If one stands atop the levees near the river's bend and looks out over the broad arc of the Mississippi to the woody islands on the far side, the approximate location of the original Camp DuBois—the 1803 winter camp of the Lewis and Clark Expedition–is visible. While now on the west side of the river, in 1803 this site was on the east side of the river and, crucially, on what was then U S territory. At that time, the Spanish Crown held land west of the river, and the US federal government was careful in siting the Corps of Discovery camp so as not to further antagonize the Spanish officials already concerned by what they viewed as a covert operation into Spanish territory.
At stake were the complex negotiations then taking place between the American, French, and Spanish governments for the transfer of a vast portion of the North American continent in a transaction that would later come to be known as the Louisiana Purchase.
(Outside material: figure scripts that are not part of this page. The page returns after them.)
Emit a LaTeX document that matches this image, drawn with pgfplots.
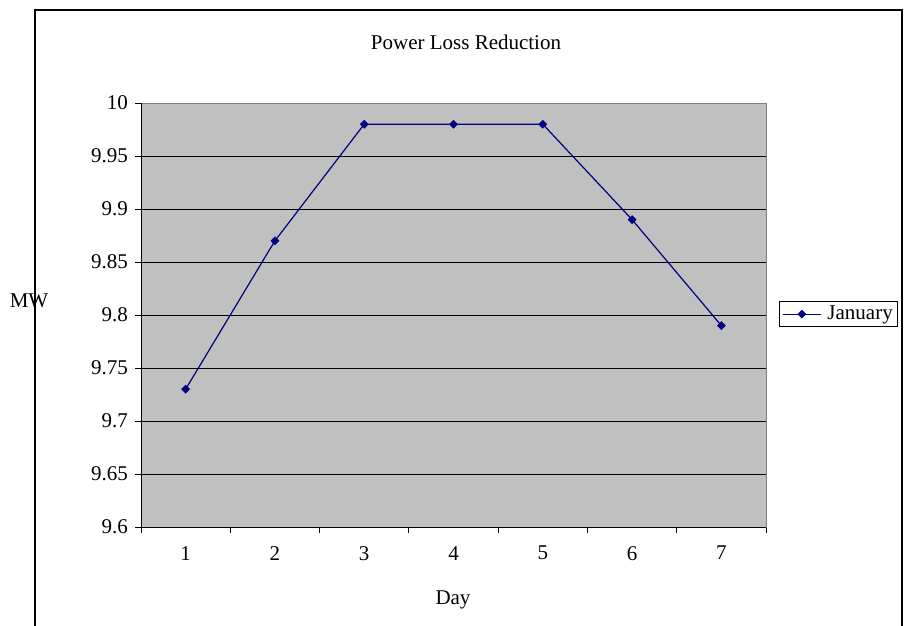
\documentclass[border=0pt]{standalone}
\usepackage{pgfplots}
\pgfplotsset{compat=1.18}
\usepackage{fontspec}
\setmainfont{Liberation Serif}
\definecolor{plotbg}{RGB}{192,192,192}
\definecolor{navyline}{RGB}{0,0,128}
\definecolor{frameGray}{RGB}{128,128,128}
\newcommand{\chartfont}{\fontsize{21bp}{25bp}\selectfont}

\begin{document}
\chartfont
\begin{tikzpicture}
  % page extent and outer chart frame (open at the bottom)
  \useasboundingbox (0,0) rectangle (905bp,-626bp);
  \draw[line width=1.2bp] (35bp,-626bp) -- (35bp,-10bp) -- (902bp,-10bp) -- (902bp,-626bp);

  \node[anchor=base] at (466bp,-49bp) {Power Loss Reduction};
  \node[anchor=base] at (453bp,-604bp) {Day};
  \node[anchor=base] at (29bp,-307bp) {MW};

  \begin{axis}[
    at={(141bp,-527bp)}, anchor=south west,
    scale only axis, width=625bp, height=424bp,
    xmin=0.5, xmax=7.5, ymin=9.6, ymax=10,
    axis background/.style={fill=plotbg},
    axis line style={frameGray, line width=0.8bp},
    % category boundaries carry the ticks, names sit between them
    xtick={0.5,1.5,...,7.6},
    x tick label as interval,
    xticklabels={1,2,3,4,5,6,7},
    xtick pos=bottom,
    ytick={9.6,9.65,...,10.01},
    ytick pos=left,
    tick align=outside,
    major tick length=6bp,
    tick style={black, line width=1bp},
    ymajorgrids,
    major grid style={black, line width=0.7bp},
    yticklabel style={/pgf/number format/fixed, /pgf/number format/precision=2,
      /pgf/number format/assume math mode=true, font=\chartfont},
    xticklabel style={/pgf/number format/assume math mode=true,
      font=\chartfont, yshift=-6bp},
    legend style={at={(1.0208,0.502)}, anchor=west, draw=black,
      line width=0.6bp, font=\chartfont, column sep=4bp,
      inner xsep=3bp, inner ysep=2bp},
    legend image code/.code={%
      \draw[mark repeat=2, mark phase=2, #1] plot coordinates {(0bp,0bp) (19bp,0bp) (38bp,0bp)};},
  ]
    \addplot[navyline, line width=1.2bp, mark=square*,
      mark size=2.9bp, mark options={rotate=45, fill=navyline, draw=navyline, line width=0.4bp}]
      coordinates {(1,9.73) (2,9.87) (3,9.98) (4,9.98) (5,9.98) (6,9.89) (7,9.79)};
    \addlegendentry{January}
    % left and bottom axis lines in black over the grey frame
    \draw[black, line width=1bp] (rel axis cs:0,1) -- (rel axis cs:0,0) -- (rel axis cs:1,0);
  \end{axis}
\end{tikzpicture}
\end{document}
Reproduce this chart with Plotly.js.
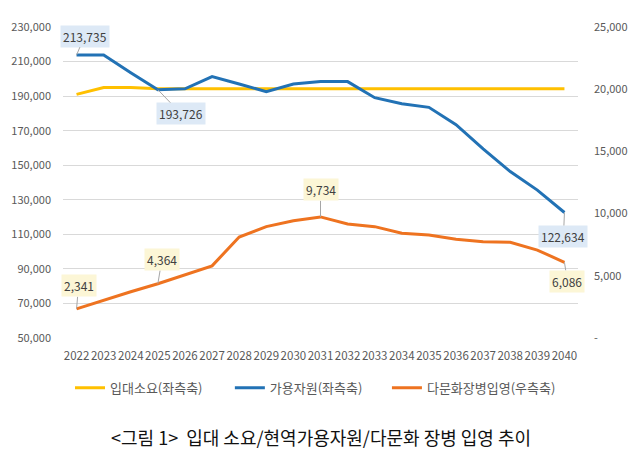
<!DOCTYPE html>
<html>
<head>
<meta charset="utf-8">
<script src="https://cdn.plot.ly/plotly-3.0.1.min.js"></script>
<style>html,body{margin:0;padding:0;background:#fff}#chart{width:640px;height:451px}</style>
</head>
<body>
<div id="chart"></div>
<script>
var years = ['2022','2023','2024','2025','2026','2027','2028','2029','2030','2031','2032','2033','2034','2035','2036','2037','2038','2039','2040'];
var demand = [191000,195000,195000,194200,194200,194200,194200,194200,194200,194200,194200,194200,194200,194200,194200,194200,194200,194200,194200];
var available = [213735,213735,203500,193726,194200,201300,197000,192600,197000,198400,198400,189100,185600,183500,173500,159500,146300,135600,122634];
var multicultural = [2341,3050,3720,4364,5090,5800,8120,8950,9430,9734,9160,8950,8420,8280,7930,7740,7690,7070,6086];
var seriesNames = ['입대소요(좌측축)','가용자원(좌측축)','다문화장병입영(우측축)'];
var leftTicks = [50000,70000,90000,110000,130000,150000,170000,190000,210000,230000];
var rightTicks = [0,5000,10000,15000,20000,25000];
var rightTickText = ['-','5,000','10,000','15,000','20,000','25,000'];
var caption = '&lt;그림 1&gt;  입대 소요/현역가용자원/다문화 장병 입영 추이';

var blueLabelIdx = [0,3,18];
var orangeLabelIdx = [0,3,9,18];
var blueOffsets = [[8,-19],[23,24],[-1,24]];
var orangeOffsets = [[2,-23],[4,-24],[0,-27],[3,19]];

function fmt(v){return v.toLocaleString('en-US');}

var font = 'Noto Sans CJK KR, Noto Sans, sans-serif';
var traces = [
  {x: years, y: demand, name: seriesNames[0], type:'scatter', mode:'lines', line:{color:'#FFC000', width:3}, yaxis:'y', legend:'legend'},
  {x: years, y: available, name: seriesNames[1], type:'scatter', mode:'lines', line:{color:'#2272B5', width:3}, yaxis:'y', legend:'legend2'},
  {x: years, y: multicultural, name: seriesNames[2], type:'scatter', mode:'lines', line:{color:'#EE7320', width:3}, yaxis:'y2', legend:'legend3'}
];

var annotations = [];
blueLabelIdx.forEach(function(i,k){
  annotations.push({x: i, y: available[i], xref:'x', yref:'y', text: fmt(available[i]),
    showarrow:true, arrowhead:0, arrowwidth:1, arrowcolor:'#a6a6a6', standoff:0,
    ax: blueOffsets[k][0], ay: blueOffsets[k][1], bgcolor:'#dde9f6', borderpad:2,
    font:{family:font, size:12, color:'#404040'}});
});
orangeLabelIdx.forEach(function(i,k){
  annotations.push({x: i, y: multicultural[i], xref:'x', yref:'y2', text: fmt(multicultural[i]),
    showarrow:true, arrowhead:0, arrowwidth:1, arrowcolor:'#a6a6a6', standoff:0,
    ax: orangeOffsets[k][0], ay: orangeOffsets[k][1], bgcolor:'#fcf6d6', borderpad:2,
    font:{family:font, size:12, color:'#404040'}});
});
annotations.push({xref:'paper', yref:'paper', x:0.5, y:-0.318, xanchor:'center', yanchor:'middle',
  text: caption, showarrow:false, font:{family:font, size:18, color:'#111111'}});

function legendAt(x){
  return {orientation:'h', x:x, xanchor:'left', y:-0.16, yanchor:'middle',
    font:{family:font, size:13, color:'#595959'}, itemwidth:30, bgcolor:'rgba(0,0,0,0)'};
}

var layout = {
  width:640, height:451,
  margin:{l:63, r:62, t:27, b:113},
  paper_bgcolor:'#ffffff', plot_bgcolor:'#ffffff',
  showlegend:true,
  legend: legendAt(0.0136),
  legend2: legendAt(0.324),
  legend3: legendAt(0.629),
  xaxis:{type:'category', range:[-0.5,18.5], showgrid:false, zeroline:false, showline:false,
    ticks:'', ticklabelstandoff:9, tickfont:{family:font, size:11.5, color:'#595959'}, tickangle:0},
  yaxis:{range:[50000,230000], tickvals:leftTicks, ticktext:leftTicks.map(fmt), showgrid:true,
    gridcolor:'#d9d9d9', gridwidth:1, zeroline:false, showline:false, ticks:'',
    ticklabelstandoff:11, tickfont:{family:font, size:11, color:'#595959'}},
  yaxis2:{range:[0,25000], overlaying:'y', side:'right', tickvals:rightTicks, ticktext:rightTickText,
    showgrid:false, zeroline:false, showline:false, ticks:'', ticklabelstandoff:15,
    tickfont:{family:font, size:11, color:'#595959'}},
  annotations: annotations
};

Plotly.newPlot('chart', traces, layout, {displayModeBar:false, staticPlot:true});
</script>
</body>
</html>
Over the course of a few days in early March 1804, the lands of Upper Louisiana Territory were to pass through the sovereign hands of three countries. First, on March 9, all lands west of the Mississippi were passed from Spain to France, and then, on March 10, from France to the United States. As a high-ranking officer who was already in the region, Captain Meriwether Lewis was a central witness to the negotiations.
The effect of this complex political and territorial maneuvering was to definitively mark the expansionist course that America would take throughout the nineteenth century. Yet even the siting of the corps camp, and the shifting terrain beneath it, marks the very idea of territorial demarcation as contingent, fluid, and—always—temporary.